How can you begin to develop controls? First you need to identify the areas that are high-risk in your business. High-risk areas may include: Cash receipts and disbursements, customer credit and collections (writing off bad debts), purchasing and storage of inventory, payroll (including worker’s compensation insurance fraud). Under no circumstances should an accountant, bookkeeper, or the Controller of the business be given check-signing authority. Fraud can easily be concealed if this person has authority to sign checks. The owner/manager should sign all checks. If there are multiple owners, at least two signatures should be required. Do not create a signature stamp that can be used in your absence.

Following are other recommendations:
• In a small company, if you cannot separate duties to provide a check and balance system, consider job-sharing through a cross-training arrangement.

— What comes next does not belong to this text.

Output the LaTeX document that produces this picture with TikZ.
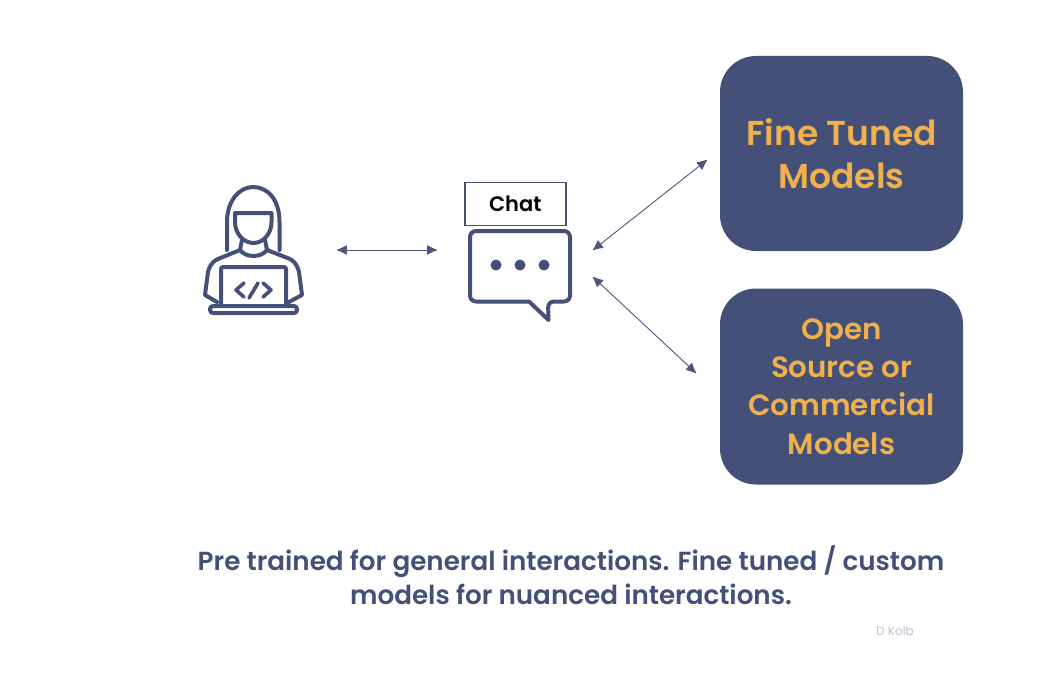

• Require that employees who work in high risk areas take vacations. Pay attention as to whether employee life/styles seem to match what you may know about their salaries.
• Limit access to accounting records and year-end entries.
• Make surprise audits and inspections
• Discuss computer controls with your accountant or a computer security specialist
• Be sure that you pay attention to the legal aspects of internal controls. Be sure any controls that you put in place do not violate the privacy rights of employees or customers.